#### CHALLENGE
Locate every line below that contains the word "size" and copy it.
--- BEGIN AVAILABLE DATA ---
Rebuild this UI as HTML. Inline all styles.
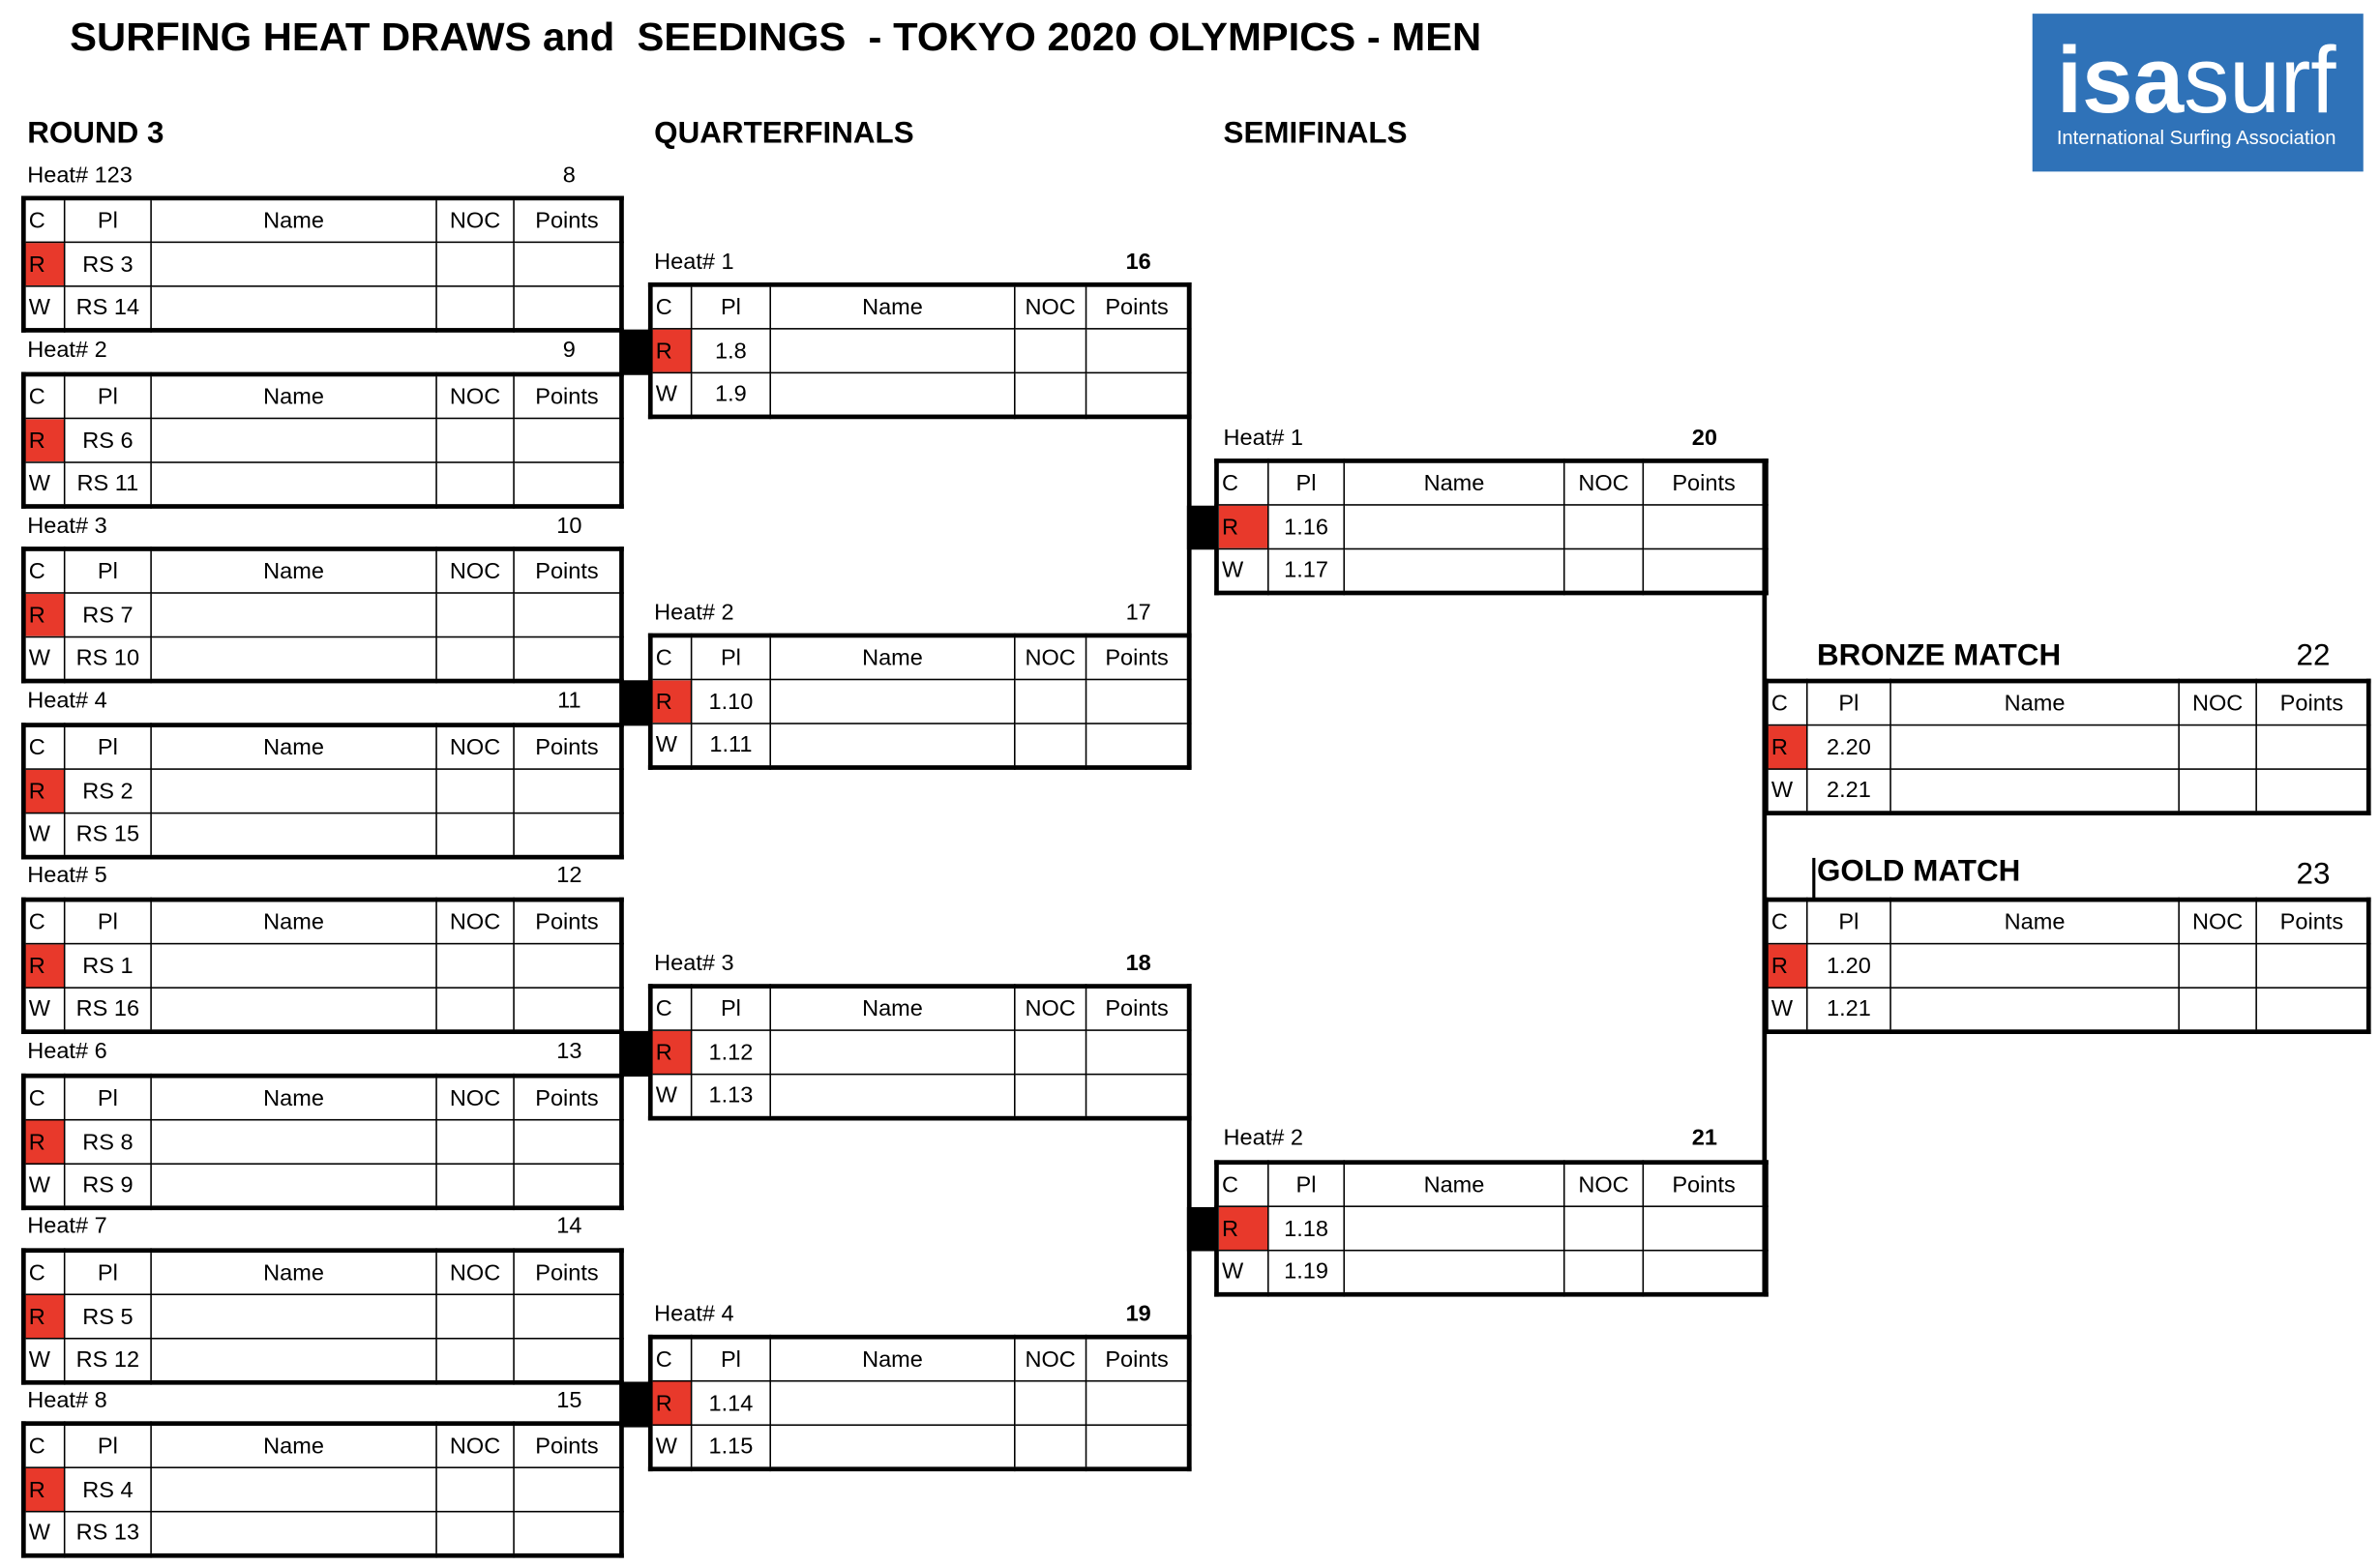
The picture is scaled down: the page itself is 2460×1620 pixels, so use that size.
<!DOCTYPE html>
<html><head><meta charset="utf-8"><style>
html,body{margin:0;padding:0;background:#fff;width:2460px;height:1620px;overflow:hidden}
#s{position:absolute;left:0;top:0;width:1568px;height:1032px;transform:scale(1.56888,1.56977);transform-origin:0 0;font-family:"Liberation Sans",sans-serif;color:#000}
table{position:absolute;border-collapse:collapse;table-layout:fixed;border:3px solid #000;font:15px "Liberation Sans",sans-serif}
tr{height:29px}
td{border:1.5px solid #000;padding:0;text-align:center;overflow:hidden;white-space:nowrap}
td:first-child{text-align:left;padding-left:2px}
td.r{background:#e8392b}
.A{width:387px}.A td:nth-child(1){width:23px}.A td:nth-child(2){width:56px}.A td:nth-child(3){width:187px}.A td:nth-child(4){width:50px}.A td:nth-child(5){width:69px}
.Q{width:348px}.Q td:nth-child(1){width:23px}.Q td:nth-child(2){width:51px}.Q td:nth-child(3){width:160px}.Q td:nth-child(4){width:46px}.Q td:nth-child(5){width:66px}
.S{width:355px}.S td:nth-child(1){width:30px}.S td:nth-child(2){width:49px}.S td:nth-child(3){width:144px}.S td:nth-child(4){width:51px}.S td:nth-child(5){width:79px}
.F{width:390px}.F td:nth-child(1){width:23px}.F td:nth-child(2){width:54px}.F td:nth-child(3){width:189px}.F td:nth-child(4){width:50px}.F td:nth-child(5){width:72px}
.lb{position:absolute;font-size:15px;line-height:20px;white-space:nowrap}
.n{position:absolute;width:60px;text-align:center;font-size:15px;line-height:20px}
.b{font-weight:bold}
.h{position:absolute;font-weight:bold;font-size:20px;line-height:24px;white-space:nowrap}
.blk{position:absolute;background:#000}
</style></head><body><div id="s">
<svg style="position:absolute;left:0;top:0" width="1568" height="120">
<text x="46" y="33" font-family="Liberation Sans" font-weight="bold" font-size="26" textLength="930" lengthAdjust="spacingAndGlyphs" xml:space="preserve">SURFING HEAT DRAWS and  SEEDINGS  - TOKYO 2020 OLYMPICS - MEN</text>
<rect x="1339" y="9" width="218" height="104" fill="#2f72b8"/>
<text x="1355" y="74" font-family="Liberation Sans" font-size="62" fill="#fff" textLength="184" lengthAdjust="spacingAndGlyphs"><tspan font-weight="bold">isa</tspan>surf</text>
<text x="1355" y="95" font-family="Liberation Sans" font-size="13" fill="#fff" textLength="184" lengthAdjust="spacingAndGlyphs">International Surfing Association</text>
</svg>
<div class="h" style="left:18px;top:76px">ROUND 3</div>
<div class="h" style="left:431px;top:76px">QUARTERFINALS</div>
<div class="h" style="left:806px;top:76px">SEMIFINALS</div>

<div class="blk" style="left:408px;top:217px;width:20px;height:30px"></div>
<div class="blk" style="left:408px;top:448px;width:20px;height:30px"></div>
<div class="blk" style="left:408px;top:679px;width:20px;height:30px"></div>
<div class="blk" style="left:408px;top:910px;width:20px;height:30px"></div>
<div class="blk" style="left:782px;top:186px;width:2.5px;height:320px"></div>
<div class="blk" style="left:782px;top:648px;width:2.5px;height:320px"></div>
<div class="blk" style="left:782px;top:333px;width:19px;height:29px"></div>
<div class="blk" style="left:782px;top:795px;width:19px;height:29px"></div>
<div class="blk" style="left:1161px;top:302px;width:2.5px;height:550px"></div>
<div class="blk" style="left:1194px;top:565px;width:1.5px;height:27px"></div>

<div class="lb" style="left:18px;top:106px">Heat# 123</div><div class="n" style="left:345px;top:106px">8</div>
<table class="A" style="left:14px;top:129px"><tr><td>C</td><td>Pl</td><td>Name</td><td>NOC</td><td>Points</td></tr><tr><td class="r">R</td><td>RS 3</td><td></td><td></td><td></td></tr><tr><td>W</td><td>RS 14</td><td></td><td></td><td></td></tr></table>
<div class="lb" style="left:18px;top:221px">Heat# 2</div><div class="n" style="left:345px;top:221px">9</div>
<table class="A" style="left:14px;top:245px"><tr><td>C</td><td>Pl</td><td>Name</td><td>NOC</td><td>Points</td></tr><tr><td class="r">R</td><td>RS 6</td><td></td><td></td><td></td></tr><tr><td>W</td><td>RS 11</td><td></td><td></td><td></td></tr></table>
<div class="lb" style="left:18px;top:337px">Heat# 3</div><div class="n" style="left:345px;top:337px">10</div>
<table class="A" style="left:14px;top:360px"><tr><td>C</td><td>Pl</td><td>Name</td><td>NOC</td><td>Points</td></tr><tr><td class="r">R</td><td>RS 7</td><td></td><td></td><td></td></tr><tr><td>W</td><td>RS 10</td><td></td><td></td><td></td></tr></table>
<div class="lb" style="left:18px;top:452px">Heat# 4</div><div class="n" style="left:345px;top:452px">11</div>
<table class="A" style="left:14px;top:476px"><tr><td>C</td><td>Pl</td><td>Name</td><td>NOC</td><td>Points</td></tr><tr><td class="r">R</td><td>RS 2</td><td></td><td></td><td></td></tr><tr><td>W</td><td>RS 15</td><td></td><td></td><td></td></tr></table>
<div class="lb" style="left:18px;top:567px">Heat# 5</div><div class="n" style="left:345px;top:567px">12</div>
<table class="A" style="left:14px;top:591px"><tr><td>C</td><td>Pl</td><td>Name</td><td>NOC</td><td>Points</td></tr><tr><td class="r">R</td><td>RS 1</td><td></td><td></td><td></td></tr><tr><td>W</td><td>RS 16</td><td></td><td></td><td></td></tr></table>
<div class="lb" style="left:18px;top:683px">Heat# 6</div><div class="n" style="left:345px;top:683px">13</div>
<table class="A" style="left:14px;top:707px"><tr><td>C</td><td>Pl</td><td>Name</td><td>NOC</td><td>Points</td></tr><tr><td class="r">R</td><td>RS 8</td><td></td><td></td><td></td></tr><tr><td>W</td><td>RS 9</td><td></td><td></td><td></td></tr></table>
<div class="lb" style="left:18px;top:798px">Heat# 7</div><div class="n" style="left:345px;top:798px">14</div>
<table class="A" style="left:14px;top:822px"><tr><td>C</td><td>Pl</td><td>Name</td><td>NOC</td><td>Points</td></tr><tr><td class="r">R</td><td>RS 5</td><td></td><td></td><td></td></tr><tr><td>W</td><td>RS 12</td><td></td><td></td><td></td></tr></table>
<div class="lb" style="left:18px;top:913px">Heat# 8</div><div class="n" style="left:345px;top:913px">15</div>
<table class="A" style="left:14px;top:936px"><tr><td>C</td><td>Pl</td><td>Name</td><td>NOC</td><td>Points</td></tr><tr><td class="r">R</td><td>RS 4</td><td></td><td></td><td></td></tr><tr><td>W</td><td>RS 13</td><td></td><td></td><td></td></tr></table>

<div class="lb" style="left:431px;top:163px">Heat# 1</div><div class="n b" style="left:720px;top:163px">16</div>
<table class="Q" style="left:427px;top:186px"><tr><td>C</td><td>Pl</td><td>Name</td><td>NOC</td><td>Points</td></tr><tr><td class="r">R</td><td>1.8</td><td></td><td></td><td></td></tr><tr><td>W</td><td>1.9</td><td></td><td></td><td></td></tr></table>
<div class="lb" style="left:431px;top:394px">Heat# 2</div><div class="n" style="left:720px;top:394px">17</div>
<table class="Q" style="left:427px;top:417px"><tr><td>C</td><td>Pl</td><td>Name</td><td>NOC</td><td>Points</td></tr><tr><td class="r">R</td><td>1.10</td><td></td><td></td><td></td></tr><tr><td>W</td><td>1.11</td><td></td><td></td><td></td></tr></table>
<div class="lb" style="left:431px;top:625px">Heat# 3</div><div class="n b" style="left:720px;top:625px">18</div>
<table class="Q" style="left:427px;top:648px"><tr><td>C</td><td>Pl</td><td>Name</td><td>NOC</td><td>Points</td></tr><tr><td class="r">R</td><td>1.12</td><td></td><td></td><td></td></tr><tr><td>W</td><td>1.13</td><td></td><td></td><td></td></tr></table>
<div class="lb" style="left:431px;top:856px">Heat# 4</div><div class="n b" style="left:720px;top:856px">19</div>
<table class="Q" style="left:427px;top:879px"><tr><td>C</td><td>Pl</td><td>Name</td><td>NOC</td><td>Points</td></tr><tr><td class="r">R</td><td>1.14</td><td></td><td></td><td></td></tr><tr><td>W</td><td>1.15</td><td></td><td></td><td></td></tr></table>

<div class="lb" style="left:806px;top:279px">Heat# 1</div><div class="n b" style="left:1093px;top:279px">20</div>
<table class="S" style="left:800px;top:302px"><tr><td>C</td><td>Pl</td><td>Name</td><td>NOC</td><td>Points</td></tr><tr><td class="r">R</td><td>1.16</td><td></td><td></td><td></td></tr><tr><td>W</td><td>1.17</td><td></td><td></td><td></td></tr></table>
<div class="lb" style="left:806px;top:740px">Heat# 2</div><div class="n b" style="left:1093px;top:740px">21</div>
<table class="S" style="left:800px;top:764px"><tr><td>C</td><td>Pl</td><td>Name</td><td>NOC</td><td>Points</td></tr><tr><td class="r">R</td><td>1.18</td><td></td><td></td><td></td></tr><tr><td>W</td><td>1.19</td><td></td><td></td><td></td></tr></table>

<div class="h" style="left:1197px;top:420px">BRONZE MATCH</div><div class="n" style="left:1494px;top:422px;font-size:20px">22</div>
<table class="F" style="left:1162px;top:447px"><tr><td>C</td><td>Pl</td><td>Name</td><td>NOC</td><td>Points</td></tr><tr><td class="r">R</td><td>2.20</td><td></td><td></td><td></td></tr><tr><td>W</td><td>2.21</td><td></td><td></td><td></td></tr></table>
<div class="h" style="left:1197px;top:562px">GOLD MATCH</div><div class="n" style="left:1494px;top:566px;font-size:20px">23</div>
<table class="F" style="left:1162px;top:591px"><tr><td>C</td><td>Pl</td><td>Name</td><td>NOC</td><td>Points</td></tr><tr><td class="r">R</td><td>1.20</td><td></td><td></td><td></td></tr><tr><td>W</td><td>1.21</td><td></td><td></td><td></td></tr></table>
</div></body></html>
--- END AVAILABLE DATA ---
#### PROBLEM SOLUTION
The picture is scaled down: the page itself is 2460×1620 pixels, so use that size.
.lb{position:absolute;font-size:15px;line-height:20px;white-space:nowrap}
.n{position:absolute;width:60px;text-align:center;font-size:15px;line-height:20px}
.h{position:absolute;font-weight:bold;font-size:20px;line-height:24px;white-space:nowrap}
<text x="46" y="33" font-family="Liberation Sans" font-weight="bold" font-size="26" textLength="930" lengthAdjust="spacingAndGlyphs" xml:space="preserve">SURFING HEAT DRAWS and  SEEDINGS  - TOKYO 2020 OLYMPICS - MEN</text>
<text x="1355" y="74" font-family="Liberation Sans" font-size="62" fill="#fff" textLength="184" lengthAdjust="spacingAndGlyphs"><tspan font-weight="bold">isa</tspan>surf</text>
<text x="1355" y="95" font-family="Liberation Sans" font-size="13" fill="#fff" textLength="184" lengthAdjust="spacingAndGlyphs">International Surfing Association</text>
<div class="h" style="left:1197px;top:420px">BRONZE MATCH</div><div class="n" style="left:1494px;top:422px;font-size:20px">22</div>
<div class="h" style="left:1197px;top:562px">GOLD MATCH</div><div class="n" style="left:1494px;top:566px;font-size:20px">23</div>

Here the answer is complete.